May 16, 1938 – The Doherty Hotel Murder: Purple Gang lawyer and business associate Isaiah Leebove is shot to death by oil-field expert Carl (Texas Jack) Livingston, his distant cousin and partner in the Mammoth Oil Co., as he dined with his showgirl wife and Purple Ganger Sam (Fatty) Burnstein, the Burnstein brothers first cousin, at the Doherty Hotel in downtown Clare, Michigan. Livingston was acquitted on first degree murder charges via an insanity defense and would die of a drug overdose less than a decade later – the two were fighting over business affairs. The Burnsteins and Leebove and Livingston, both connected to east coast Jewish mobster Meyer Lansky, founded Mammoth Oil together in the early 20th Century mid-Michigan oil rush. Original Purple Gang lieutenant Sam (Uncle Sammy) Garfield, another Lansky confidant, fronted the Burnsteins’ interests in the oil trade and had relocated to Clare, a two-and-half hour’s drive from Detroit, since the late 1920s.

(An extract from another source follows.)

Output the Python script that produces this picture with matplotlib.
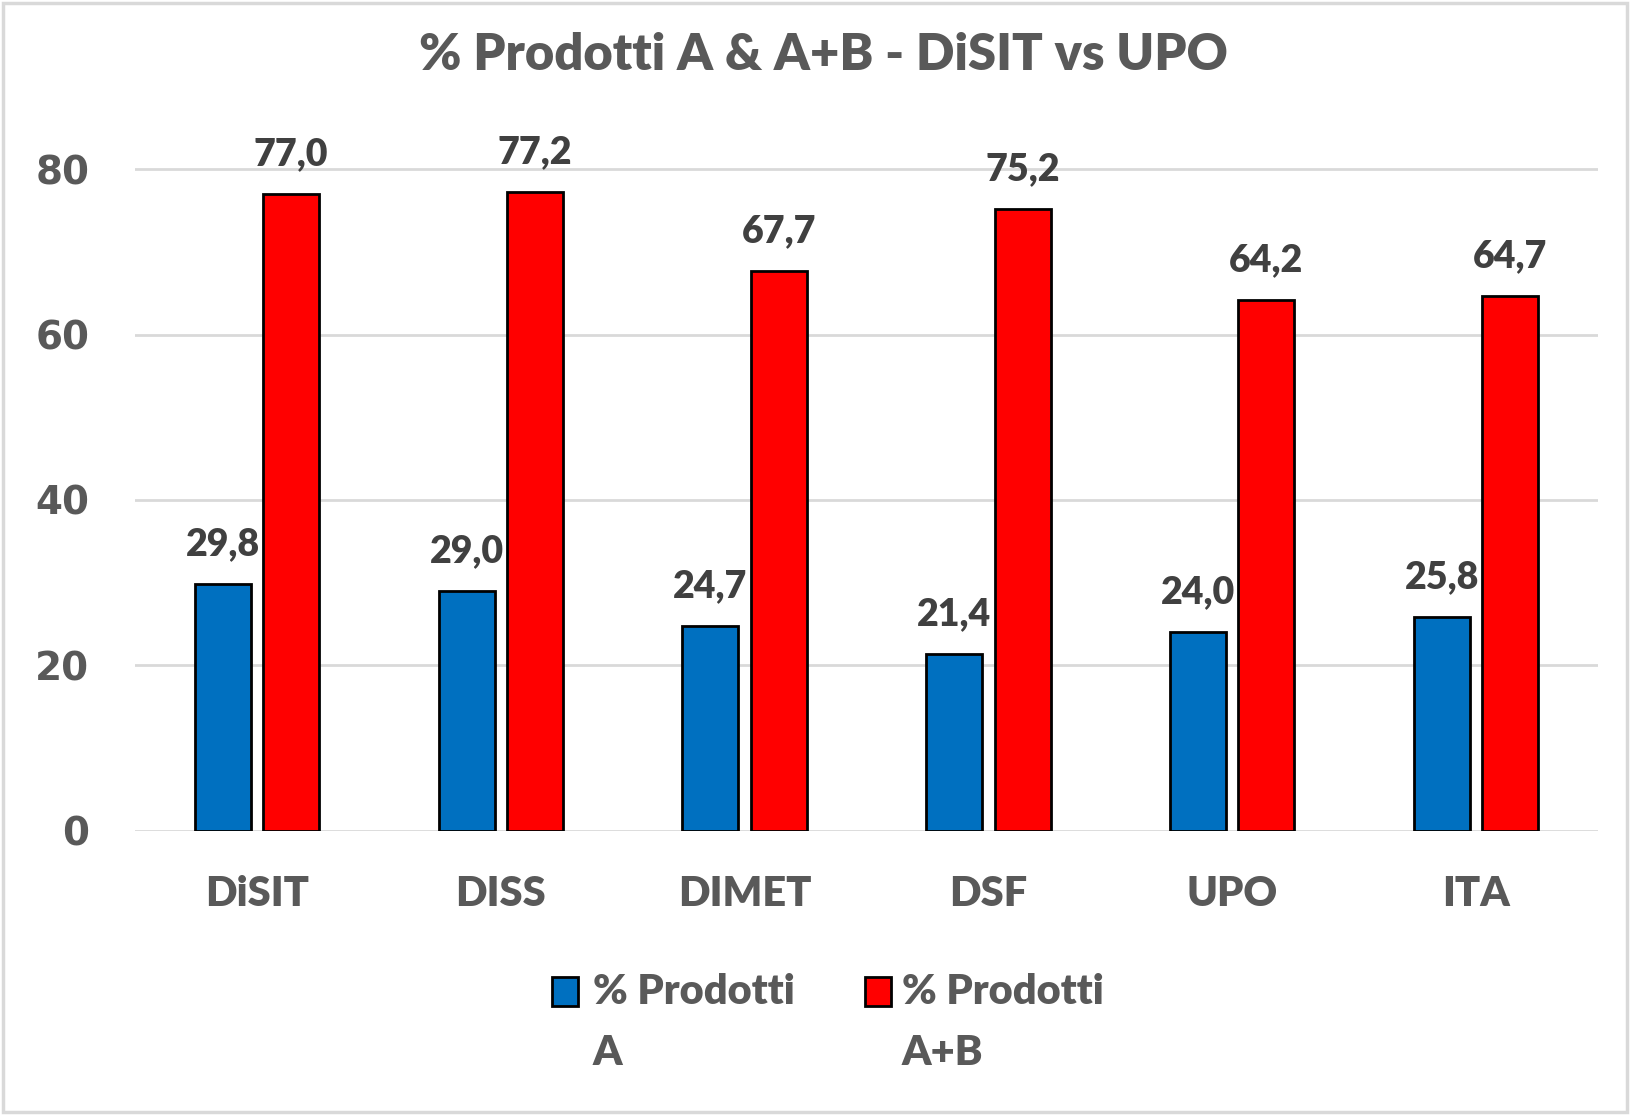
import matplotlib.pyplot as plt
import matplotlib.patches as mpatches
import numpy as np

# Data
categories = ['DiSIT', 'DISS', 'DIMET', 'DSF', 'UPO', 'ITA']
prod_a = [29.8, 29.0, 24.7, 21.4, 24.0, 25.8]
prod_ab = [77.0, 77.2, 67.7, 75.2, 64.2, 64.7]
series_labels = ['% Prodotti\nA', '% Prodotti\nA+B']
yticks = [0, 20, 40, 60, 80]

col_a = '#0070C0'
col_ab = '#FF0000'
grey_txt = '#595959'
grid_col = '#D9D9D9'

fig = plt.figure(figsize=(16.3, 11.15), dpi=100)
ax = fig.add_axes([0.0828, 0.2551, 0.8976, 0.6375])

x = np.arange(len(categories))
w = 0.23
off = 0.14
bars_a = ax.bar(x - off, prod_a, width=w, color=col_a, edgecolor='black', linewidth=2, zorder=3)
bars_ab = ax.bar(x + off, prod_ab, width=w, color=col_ab, edgecolor='black', linewidth=2, zorder=3)

# value labels, Italian decimal comma
for bars, vals in [(bars_a, prod_a), (bars_ab, prod_ab)]:
    for b, v in zip(bars, vals):
        ax.annotate(f'{v:.1f}'.replace('.', ','),
                    (b.get_x() + b.get_width() / 2, v),
                    xytext=(0, 40), textcoords='offset pixels',
                    ha='center', va='center', fontsize=27, fontweight='heavy',
                    color='#404040', family='Lato', clip_on=False)

ax.set_xlim(-0.5, len(categories) - 0.5)
ax.set_ylim(0, 86)
ax.set_yticks(yticks)
ax.set_yticklabels([str(t) for t in yticks], fontsize=28, fontweight='bold',
                   color=grey_txt, family='DejaVu Sans')
ax.set_xticks(x)
ax.set_xticklabels(categories, fontsize=30, fontweight='heavy', color=grey_txt, family='Lato')
ax.tick_params(axis='y', length=0, pad=33)
ax.tick_params(axis='x', length=0, pad=32)
ax.grid(axis='y', color=grid_col, linewidth=2, zorder=0)
ax.set_axisbelow(True)
for s in ax.spines.values():
    s.set_visible(False)

# Title
fig.text(0.505, 0.951, '% Prodotti A & A+B - DiSIT vs UPO', ha='center', va='center',
         fontsize=36.5, fontweight='heavy', color=grey_txt, family='Lato')

# Legend drawn by hand (Excel style, wrapped labels)
leg_items = [(col_a, 552, 593), (col_ab, 865, 902)]
for (c, hx, tx), lab in zip(leg_items, series_labels):
    fig.patches.append(mpatches.Rectangle((hx / 1630, 1 - 1006 / 1115), 26 / 1630, 29 / 1115,
                                          transform=fig.transFigure, facecolor=c,
                                          edgecolor='black', linewidth=2))
    l1, l2 = lab.split('\n')
    fig.text(tx / 1630, 1 - 992 / 1115, l1, ha='left', va='center', fontsize=30,
             fontweight='heavy', color=grey_txt, family='Lato')
    fig.text(tx / 1630, 1 - 1053 / 1115, l2, ha='left', va='center', fontsize=30,
             fontweight='heavy', color=grey_txt, family='Lato')

# chart area border
fig.patches.append(mpatches.Rectangle((3 / 1630, 3 / 1115), 1 - 6 / 1630, 1 - 6 / 1115,
                                      transform=fig.transFigure, fill=False,
                                      edgecolor=grid_col, linewidth=2.5))

fig.savefig('out.png', dpi=100)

January 11, 1945 – Michigan State Senator Warren Hooper is shot to death driving home from the state capital in Lansing to his home near Albion for his decision to cooperate with investigators in a political corruption probe looking into mob payoffs in what is known as the “final” Purple Gang murder. H.F. Fleisher, his baby brother Sammy and his Purple protégé Myron (Young Mikey) Selik were convicted of conspiracy in the Hooper hit and all time prison time for the crime. Some federal informants pointed to an incarcerated Ray Burnstein as the triggerman in Hooper’s murder, theorizing he was let out of lockup in state prison for the day with a payoff and subsequently stalked and assassinated the turncoat senator.